Erich no llega solo con regalos. Llega con presencia. No una presencia ruidosa o dominante, sino constante, silenciosa, segura. La contraposición con Kevin, sus regalos baratos, su ausencia emocional, su desinterés absoluto por las niñas, hace evidente algo más profundo: no es solo una comparación entre hombres, sino entre maneras de vivir. Entre una vida prestada y una vida propia.

La ternura no es proclamada, se demuestra en gestos pequeños pero persistentes. La forma en que Erich corta la comida de una niña, convence a otra de terminar la leche con juegos, el tiempo sin límites dedicado a elegir un peluche, el saber cuándo hablar y cuándo guardar silencio. La paciencia no es una estrategia; es su forma de estar. Es un espejo que le muestra a Jenny que ella también merece eso: un lugar seguro. No solo para ella, sino para sus hijas. El amor de Erich no es sólo hacia Jenny, sino hacia su maternidad, su pasado, sus heridas, sus miedos.

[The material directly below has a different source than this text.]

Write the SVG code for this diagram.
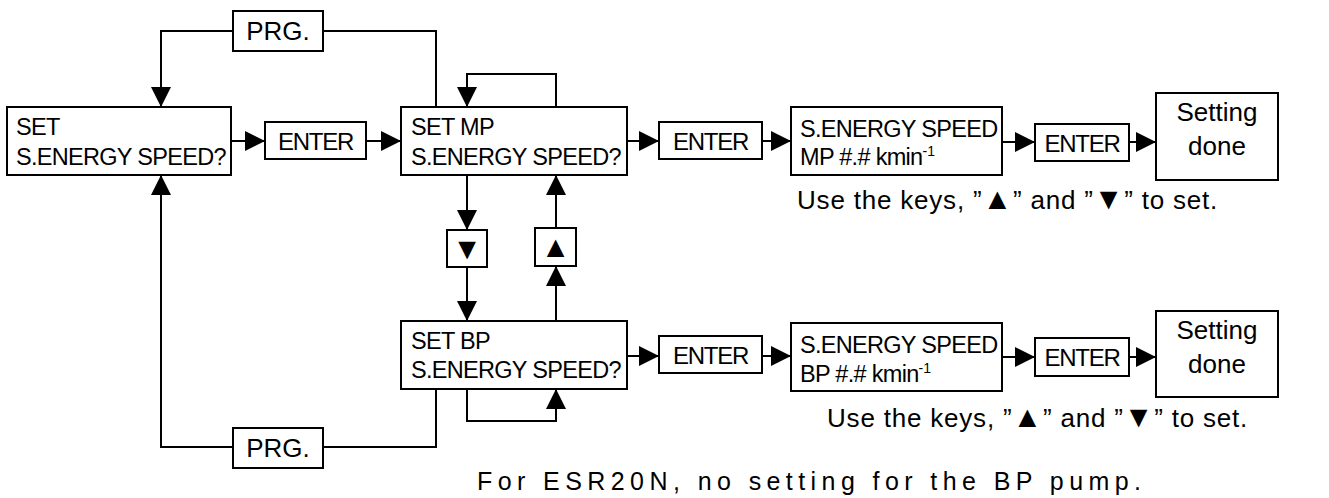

En la secuencia ininterrumpida de gestos —la limusina, la cena entre celebridades, los patines, la cena tranquila, la pregunta directa— se va dibujando algo más que un romance: se construye un refugio. Pero incluso en este refugio, el miedo insiste. Jenny duda. Porque el dolor pasado enseña a no confiar en lo perfecto. Porque lo perfecto, tantas veces, ha sido trampa.

Sin embargo, Erich no esquiva las dudas. Las abraza. No fuerza un futuro: lo ofrece. Con voz baja, sin urgencia, le dice que puede ir a Nueva York todos los fines de semana durante un año si es necesario. Pero que siente que no lo es. Que ya la conoce. Que la ha conocido siempre. Y en esa certeza, Jenny se reconoce a sí misma. No como alguien salvada, sino como alguien finalmente vista.

La propuesta de matrimonio no es un clímax romántico exagerado, sino la culminación lógica de una relación tejida en la cotidianidad. En el zoo, en la pista de hielo, en la forma en que Erich llama a su abogado, organiza la adopción, piensa en la dignidad de las niñas y el futuro que merecen. Él no quiere reemplazar a nadie; quiere sumar, dar su nombre, dar su espacio, sin eclipsar. Frente al silencio de un padre biológico ausente, surge la promesa tangible de un padre por elección.

Incluso en los papeles legales, hay transparencia. El anillo no se cambia, porque ya es perfecto. El acuerdo prenupcial no es una amenaza, sino una responsabilidad. El amor, para Erich, no es posesión ni promesa vacía, sino estructura: emocional, legal, cotidiana.

Pero también hay una advertencia sutil en esta historia. Que lo perfecto puede despertar suspicacias no por lo que es, sino por lo que la experiencia previa nos ha enseñado a temer. Jenny, por un instante, casi le repite la broma de su amiga: que algo tiene que estar mal con un hombre así. Que debe haber un secreto, un vicio, una doble vida. Pero no lo dice. Porque entiende que la paz no siempre es sospechosa; a veces es simplemente el resultado de estar donde se debe.

Es fundamental, sin embargo, no idealizar. Lo que conmueve aquí no es el lujo, ni la abundancia, ni la promesa rápida de matrimonio. Es la coherencia entre el discurso y los actos. La constancia. La capacidad de hacerse cargo sin absorber. El respeto por las heridas del otro y la voluntad de construir un nuevo relato donde la ternura no sea la excepción.

Importa notar también cómo Jenny, aun en medio del vértigo, mantiene su conciencia. No se deslumbra por completo, no se pierde en el anillo ni en las cenas caras. Su alegría está anclada en otra parte: en la risa de sus hijas, en el modo en que la abrazan, en la posibilidad real de una familia que no repita errores pasados. Y sobre todo, en la certeza íntima de haber encontrado a alguien que no sólo la elige a ella, sino también a su historia.